Lecture 2- taxonomy Flashcards
Linnaean Classification
Morphological similarity (No assumptions on relatedness are made)
Phylogeny
Study of the evolutionary history of both living and extinct organisms
Homologs
a gene related to a second gene by descent
Orthologs
genes in a different species that evolved from a common ancestral gene by speciation but kept original function
Paralogs
Genes related by duplication within a genome and evolved new functions
monophyletic group
a group of organisms that consists of a species, including the most common recent ancestor and all it’s descendants
Convergent evolution
species of different ancestors begin to share analogous structures because of a shared environment or other selection pressure
Parallel
two species evolve independently of each other maintaining the same level of similarity.
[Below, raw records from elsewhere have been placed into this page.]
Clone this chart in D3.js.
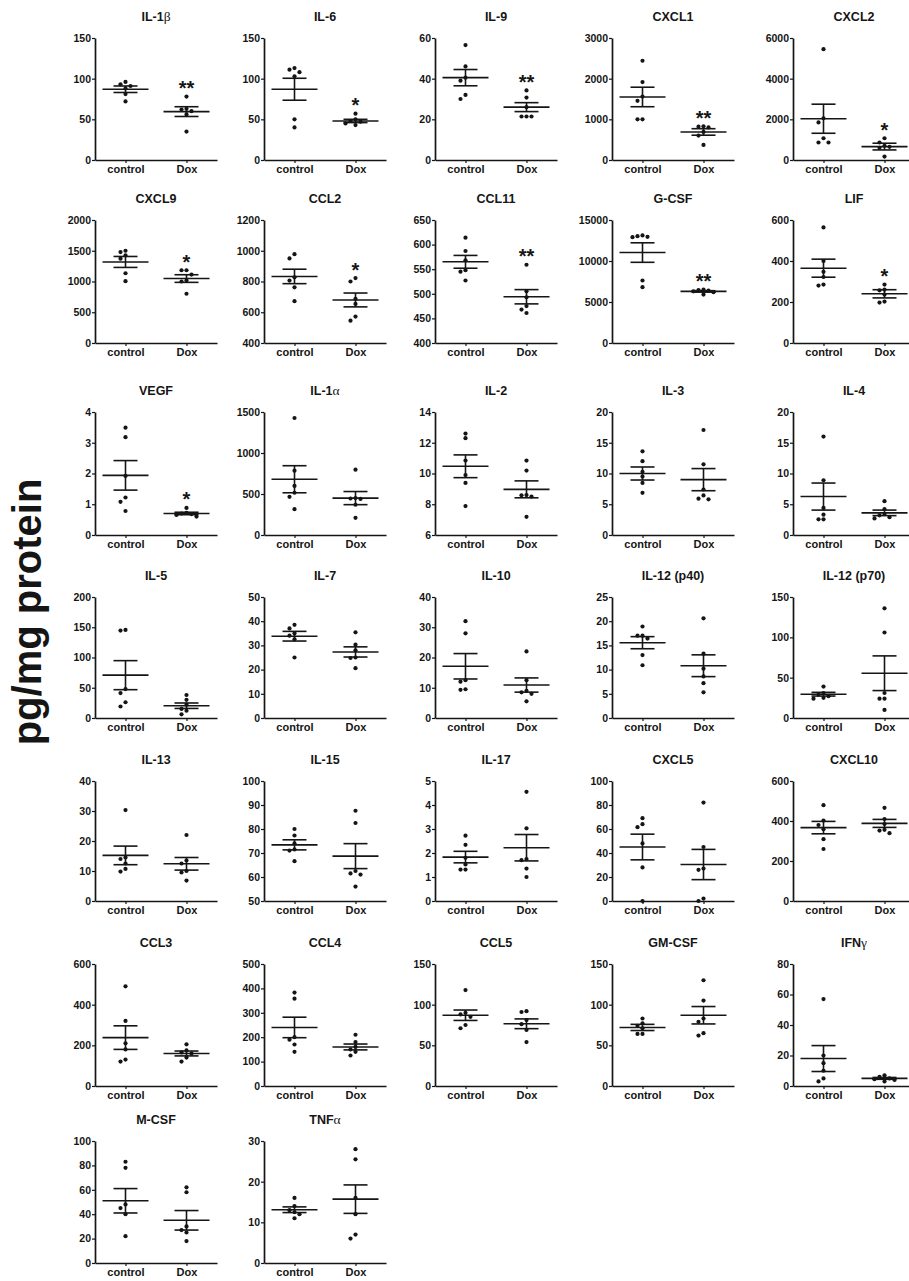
<!DOCTYPE html>
<html><head><meta charset="utf-8">
<script src="https://cdn.jsdelivr.net/npm/d3@7"></script>
<style>
body{margin:0;background:#fff}
svg{display:block}
text{font-family:"Liberation Sans",Arial,sans-serif;fill:#151515}
</style>
</head><body>
<svg id="c" width="909" height="1281"></svg>
<script>
const groups = ["control", "Dox"];
const panelNames = ["IL-1β","IL-6","IL-9","CXCL1","CXCL2","CXCL9","CCL2","CCL11","G-CSF","LIF",
  "VEGF","IL-1α","IL-2","IL-3","IL-4","IL-5","IL-7","IL-10","IL-12 (p40)","IL-12 (p70)",
  "IL-13","IL-15","IL-17","CXCL5","CXCL10","CCL3","CCL4","CCL5","GM-CSF","IFNγ","M-CSF","TNFα"];
const yMin  = [0,0,0,0,0, 0,400,400,0,0, 0,0,6,0,0, 0,0,0,0,0, 0,50,0,0,0, 0,0,0,0,0, 0,0];
const yMax  = [150,150,60,3000,6000, 2000,1200,650,15000,600, 4,1500,14,20,20, 200,50,40,25,150, 40,100,5,100,600, 600,500,150,150,80, 100,30];
const yStep = [50,50,20,1000,2000, 500,200,50,5000,200, 1,500,2,5,5, 50,10,10,5,50, 10,10,1,20,200, 200,100,50,50,20, 20,10];
const controlValues = [
  [96,93,91,88,81,72],[113,111,108,103,50,40],[56.5,46,40.5,39,32,30],[2440,1915,1560,1455,1000,1000],[5450,2050,1850,1070,860,860],
  [1500,1478,1425,1371,1134,1005],[978,950,827,806,762,672],[614,587,568,548,545,527],[13115,13033,12951,12910,7623,6803],[564,400,347,322,285,280],
  [3.49,3.18,1.92,1.22,1.08,0.78],[1427,784,598,515,465,315],[12.6,12.3,10.84,9.9,9.39,7.88],[13.6,12.0,10.27,9.5,8.46,6.86],[16.0,8.9,4.4,3.3,2.55,2.55],
  [145.6,144.5,47.8,41.2,26,19],[38.5,37,35,34,32.5,25],[32,28,12.5,12,9.5,9.3],[18.9,17,17,16.4,13,10.9],[39,31,29,27,25,24],
  [30.3,14.5,14,12.5,10.7,9.8],[80,77.3,74,71.5,71,66.6],[2.72,2.34,1.8,1.52,1.31,1.31],[69,64,61.5,48,28,0],[479,402,380,359,309,260],
  [490,320,210,180,130,120],[383,358,200,190,170,140],[118,90,88,85,75,71],[83,77,74,71,64,64],[57,20,15,10,5,3],
  [83,78,48,45,40,22],[16,14,13,12.5,12,11]
];
const doxValues = [
  [78,63,62,60,56,35],[57,50,48,47,45,43],[34.2,30.7,26,21.4,21.4,21.4],[830,820,800,690,600,370],[1070,860,700,650,600,170],
  [1183,1183,1113,1016,1000,801],[822,800,687,654,572,545],[559,505,493,475,468,461],[6500,6450,6400,6300,6200,5900],[285,260,257,236,202,197],
  [0.88,0.72,0.70,0.68,0.65,0.60],[797,450,445,440,369,210],[10.84,10.19,8.6,8.58,8.5,7.18],[17.07,11.5,7.4,6.44,5.9,5.8],[5.5,4.2,3.4,3.2,2.9,2.7],
  [38,30,22,15,12,6],[35.4,30.3,28,25,24.8,20.6],[22,12.5,9,8.5,8,5.5],[20.6,13.3,10.2,8.6,7.2,5.3],[136,106,31,24,24,10],
  [22,13.5,12.5,10,9.5,6.8],[87.6,82.5,62.5,61.5,61,56],[4.55,3.03,1.75,1.7,1.35,1.0],[82,45,27,26,2,0],[466,410,385,356,352,339],
  [205,175,165,160,140,120],[210,180,160,150,140,125],[92,91,81,76,69,54],[130,105,83,79,65,62],[7,6,5,4.5,4,3],
  [62,58,30,27,25,18],[28,25.5,16,12,7,6]
];
const controlMean = [87,87,40.5,1550,2030, 1318,833,565,11030,365, 1.94,680,10.47,10.0,6.25, 70.8,33.8,17.1,15.56,29.5, 15.2,73.4,1.83,45,367, 238,240,87,72,18, 51,13.1];
const controlSEM  = [4,13.5,4,240,715, 89,47,13,1190,44, 0.48,165,0.74,1.06,2.2, 24,2,4.2,1.25,2.3, 3.1,2.1,0.24,10.7,31, 58,42,6.4,3.8,8.5, 10,0.7];
const doxMean     = [59.5,48,26,690,660, 1048,680,494,6290,240, 0.70,450,8.97,9.0,3.6, 20.3,27.3,10.9,10.8,55.5, 12.4,68.7,2.22,30.4,388, 160,160,76.5,87,5, 35,15.7];
const doxSEM      = [6,2,2.2,80,165, 62,45,14.5,90,20, 0.04,80,0.55,1.8,0.45, 4.5,2.1,2.35,2.25,21.5, 2.1,5.2,0.55,12.6,20, 12,12,6,10.7,0.6, 8,3.5];
const significance = ["**","*","**","**","*", "*","*","**","**","*", "*","","","","", "","","","","", "","","","","", "","","","","", "",""];
const axisLabel = "pg/mg protein";

const svg = d3.select("#c");
const rowTop = [38, 220, 412, 597, 781, 964, 1141];
const rowBottom = [160, 343, 535, 718, 901, 1086, 1263];
const colX = [95, 264, 435, 612, 793];
const plotW = 122;
const ink = "#151515";

function swarm(vals, yScale, cx) {
  const placed = [];
  vals.slice().sort((a, b) => b - a).forEach(v => {
    const py = yScale(v);
    const offs = [0, -5, 5, -10, 10, -15, 15];
    for (const o of offs) {
      if (placed.every(p => Math.hypot(p.x - (cx + o), p.y - py) >= 4.6)) { placed.push({x: cx + o, y: py}); break; }
    }
  });
  return placed;
}

panelNames.forEach((name, i) => {
  const r = Math.floor(i / 5), c = i % 5;
  const x0 = colX[c], yT = rowTop[r], h = rowBottom[r] - rowTop[r];
  const g = svg.append("g").attr("transform", `translate(${x0},${yT})`);
  const y = d3.scaleLinear().domain([yMin[i], yMax[i]]).range([h, 0]);
  const x = d3.scalePoint().domain(groups).range([0, plotW]).padding(0.5);
  const ticks = d3.range(yMin[i], yMax[i] + yStep[i] / 2, yStep[i]);

  const ya = g.append("g").call(d3.axisLeft(y).tickValues(ticks).tickSize(3).tickSizeOuter(0).tickPadding(1).tickFormat(d3.format("d")));
  const xa = g.append("g").attr("transform", `translate(0,${h})`).call(d3.axisBottom(x).tickSize(3).tickSizeOuter(0).tickPadding(2));
  [ya, xa].forEach(a => {
    a.select(".domain").attr("stroke", ink).attr("stroke-width", 1.7);
    a.selectAll(".tick line").attr("stroke", ink).attr("stroke-width", 1.2);
    a.selectAll("text").attr("fill", ink).style("font-weight", "bold");
  });
  ya.selectAll("text").style("font-size", "10.5px");
  xa.selectAll("text").style("font-size", "11px");

  const t = svg.append("text").attr("x", x0 + plotW / 2).attr("y", yT - 17.5)
    .attr("text-anchor", "middle").style("font-size", "12.5px").style("font-weight", "bold");
  name.split(/([αβγ])/).filter(s => s.length).forEach(s => {
    const sp = t.append("tspan").text(s);
    if (/[αβγ]/.test(s)) sp.style("font-weight", "normal").style("font-family", "'Liberation Serif',serif").style("font-size", "13.5px");
  });

  const sets = [
    {k: groups[0], vals: controlValues[i], m: controlMean[i], s: controlSEM[i]},
    {k: groups[1], vals: doxValues[i], m: doxMean[i], s: doxSEM[i]}
  ];
  sets.forEach(st => {
    const cx = x(st.k);
    const pts = swarm(st.vals, y, cx);
    g.selectAll(null).data(pts).enter().append("circle")
      .attr("cx", d => d.x).attr("cy", d => d.y).attr("r", 2.1).attr("fill", ink);
    const lines = [
      [cx - 23, y(st.m), cx + 23, y(st.m)],
      [cx - 12, y(st.m + st.s), cx + 12, y(st.m + st.s)],
      [cx - 12, y(st.m - st.s), cx + 12, y(st.m - st.s)],
      [cx, y(st.m + st.s), cx, y(st.m - st.s)]
    ];
    g.selectAll(null).data(lines).enter().append("line")
      .attr("x1", d => d[0]).attr("y1", d => d[1]).attr("x2", d => d[2]).attr("y2", d => d[3])
      .attr("stroke", ink).attr("stroke-width", 1.6);
  });

  if (significance[i]) {
    const top = y(d3.max(doxValues[i]));
    g.append("text").attr("x", x(groups[1])).attr("y", top - 1.5)
      .attr("text-anchor", "middle").style("font-size", "20px").style("font-weight", "bold")
      .text(significance[i]);
  }
});

svg.append("text").attr("transform", "translate(41,612) rotate(-90)")
  .attr("text-anchor", "middle").style("font-size", "40px").style("font-weight", "bold")
  .text(axisLabel);
</script>
</body></html>
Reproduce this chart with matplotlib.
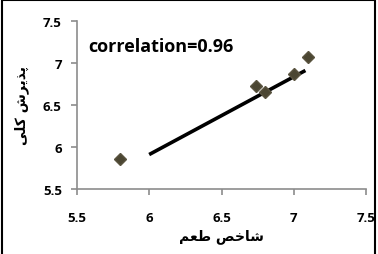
import matplotlib
matplotlib.use("Agg")
from matplotlib import pyplot as plt
from matplotlib.patches import Rectangle

# data
taste_index = [5.8, 6.74, 6.8, 7.0, 7.1]
overall_accept = [5.86, 6.72, 6.65, 6.87, 7.07]
trend_x = [6.01, 7.07]
trend_y = [5.92, 6.9]
x_ticks = [5.5, 6, 6.5, 7, 7.5]
y_ticks = [5.5, 6, 6.5, 7, 7.5]

# Persian labels in presentation forms (visual order) since matplotlib does no shaping
xlabel_text = "\uFEE2\uFECC\uFEC3 \uFEBA\uFEA7\uFE8E\uFEB7"          # شاخص طعم
ylabel_text = "\uFBFD\uFEE0\uFB90 \uFEB5\uFEAE\uFBFE\uFEAC\uFB58"    # پذیرش کلی

plt.rcParams['font.family'] = ['Open Sans', 'DejaVu Sans']

fig = plt.figure(figsize=(3.78, 2.55), dpi=100)
ax = fig.add_axes([0.204, 0.255, 0.764, 0.659])

ax.plot(trend_x, trend_y, color='black', linewidth=2.6, zorder=2)
ax.plot(taste_index, overall_accept, linestyle='none', marker='D', markersize=6.5,
        color='#4b4632', markeredgecolor='#5a5440', zorder=3)

ax.set_xlim(5.5, 7.5)
ax.set_ylim(5.5, 7.5)
ax.set_xticks(x_ticks)
ax.set_yticks(y_ticks)
ax.set_xticklabels([f"{v:g}" for v in x_ticks], fontweight='bold', fontsize=9.5)
ax.set_yticklabels([f"{v:g}" for v in y_ticks], fontweight='bold', fontsize=9.5)

for side in ['top', 'right']:
    ax.spines[side].set_visible(False)
for side in ['left', 'bottom']:
    ax.spines[side].set_color('#8c8c8c')
    ax.spines[side].set_linewidth(1.2)
ax.tick_params(colors='#8c8c8c', labelcolor='black', length=4, width=1.2)
ax.tick_params(axis='x', pad=12)
ax.tick_params(axis='y', pad=7)

ax.set_xlabel(xlabel_text, family=['DejaVu Sans'], fontweight='bold', fontsize=10, labelpad=3)
ax.set_ylabel(ylabel_text, family=['DejaVu Sans'], fontweight='bold', fontsize=10, labelpad=10)

ax.text(5.575, 7.2, "correlation=0.96", fontweight='bold', fontsize=13, va='center', ha='left')

# black frame around the figure
fig.patches.append(Rectangle((0.006, -0.05), 0.986, 1.045, transform=fig.transFigure,
                             fill=False, edgecolor='black', linewidth=1.5))

fig.savefig("out.png", dpi=100)
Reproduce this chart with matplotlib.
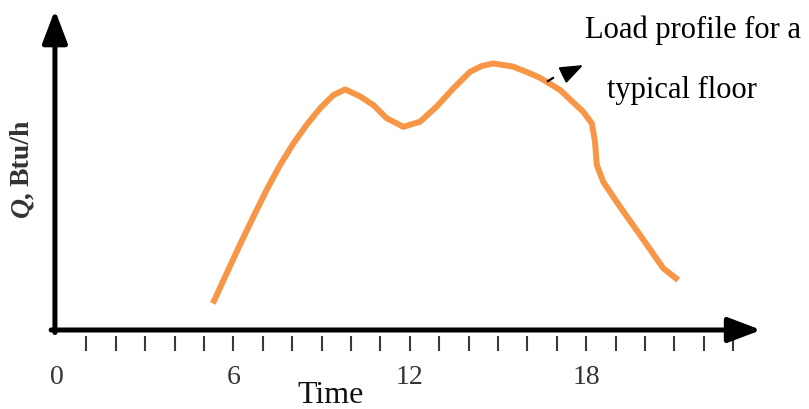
#Load profile sketch
import numpy as np
import matplotlib.pyplot as plt

# hour of day and relative load
hours = [5.30, 5.77, 6.22, 6.68, 7.13, 7.59, 8.04, 8.49, 8.95, 9.40,
         9.80, 10.31, 10.76, 11.21, 11.78, 12.35, 12.91, 13.48, 14.05,
         14.45, 14.84, 15.52, 16.09, 16.43, 17.11, 17.90, 18.19, 18.30,
         18.36, 18.58, 19.15, 19.83, 20.62, 21.13]
load = [8.3, 17.7, 26.6, 35.4, 43.8, 51.6, 58.3, 64.1, 69.3, 73.4,
        75.2, 73.0, 70.3, 66.2, 63.5, 65.1, 69.8, 75.5, 80.7,
        82.5, 83.3, 82.3, 80.2, 78.8, 75.0, 68.2, 64.6, 58.8,
        51.6, 46.3, 38.5, 29.7, 19.3, 15.6]
minor_hours = list(range(1, 24))
label_hours = [0, 6, 12, 18]
label_text = ["0", "6", "12", "18"]


def main():
    fig = plt.figure(figsize=(8.09, 4.09), dpi=100)
    ax = fig.add_axes([0, 0, 1, 1])
    ax.set_xlim(-57 / 29.4, (809 - 57) / 29.4)
    ax.set_ylim(-79 / 3.2, 330 / 3.2)
    ax.axis("off")

    serif = ["Liberation Serif", "DejaVu Serif"]

    # axes with arrow heads
    arrow = dict(arrowstyle="-|>,head_length=1.0,head_width=0.38", lw=3.6,
                 color="black", mutation_scale=20, shrinkA=0, shrinkB=0)
    ax.annotate("", xy=(-0.07, 100.0), xytext=(-0.07, -0.8), arrowprops=arrow)
    ax.annotate("", xy=(23.95, 0.0), xytext=(-0.2, 0.0), arrowprops=arrow)

    # small ticks below the time axis
    ax.vlines(minor_hours, -6.6, -1.9, color="#3a3a3a", lw=1.5)
    for h, t in zip(label_hours, label_text):
        ax.text(h, -15, t, ha="center", va="center", fontsize=20,
                family=serif, color="#333333")
    ax.text(9.32, -22.8, "Time", ha="center", va="baseline", fontsize=23,
            family=serif, color="#111111")

    # y label: Q bold italic, the rest bold
    ax.text(-1.18, (330 - 217) / 3.2, "Q,", rotation=90, rotation_mode="anchor",
            ha="left", va="center", fontsize=20, family=serif,
            fontweight="bold", fontstyle="italic", color="#333333")
    ax.text(-1.18, (330 - 186) / 3.2, "Btu/h", rotation=90, rotation_mode="anchor",
            ha="left", va="center", fontsize=20, family=serif,
            fontweight="bold", color="#333333")

    # the load curve
    ax.plot(hours, load, color="#F79646", lw=4.3, solid_joinstyle="round",
            solid_capstyle="butt")

    # annotation arrow: one short dash and a filled head
    ax.plot([16.70, 16.87], [77.8, 78.75], color="black", lw=1.6)
    ax.annotate("", xy=(17.90, 82.8), xytext=(17.21, 79.7),
                arrowprops=dict(arrowstyle="-|>,head_length=1.0,head_width=0.38",
                                lw=1.5, color="black", mutation_scale=14,
                                shrinkA=0, shrinkB=0))
    ax.text(17.96, 93.75, "Load profile for a", ha="left", va="center",
            fontsize=22, family=serif, color="black")
    ax.text(18.7, 75.0, "typical floor", ha="left", va="center",
            fontsize=22, family=serif, color="black")

    fig.savefig("out.png", dpi=100)


if __name__ == "__main__":
    main()
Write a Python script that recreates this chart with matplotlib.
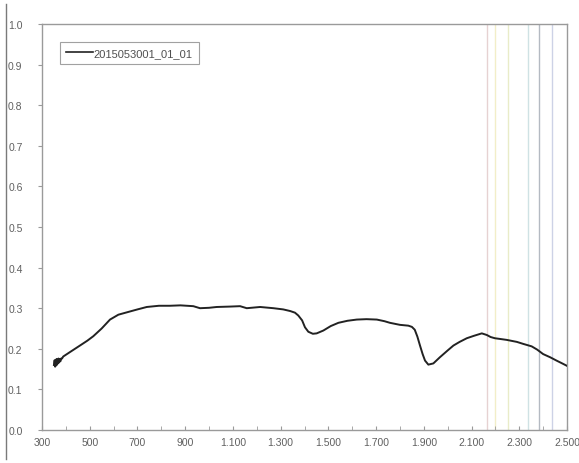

Unrelated species in different habitats or niches
Black smoker
no little ponds, over 350 degrees, ATP degraded at 150 degrees
White smoker
much colder than black smokers, 40-90 degrees
methane and hydrogen rich, alkaline and trace metals
biogenic hydrocarbon production
Cladistics
phylogenetic methods that group organisms by their evolutionary relationships not by their phenotypic similarities
paraphyletic group
a group including the most common recent ancestor but does not include all the descendants of the most recent common ancestor.
polyphyletic group
a group that excludes the most common recent ancestor of all included organisms because it lacks the characteristics of the group.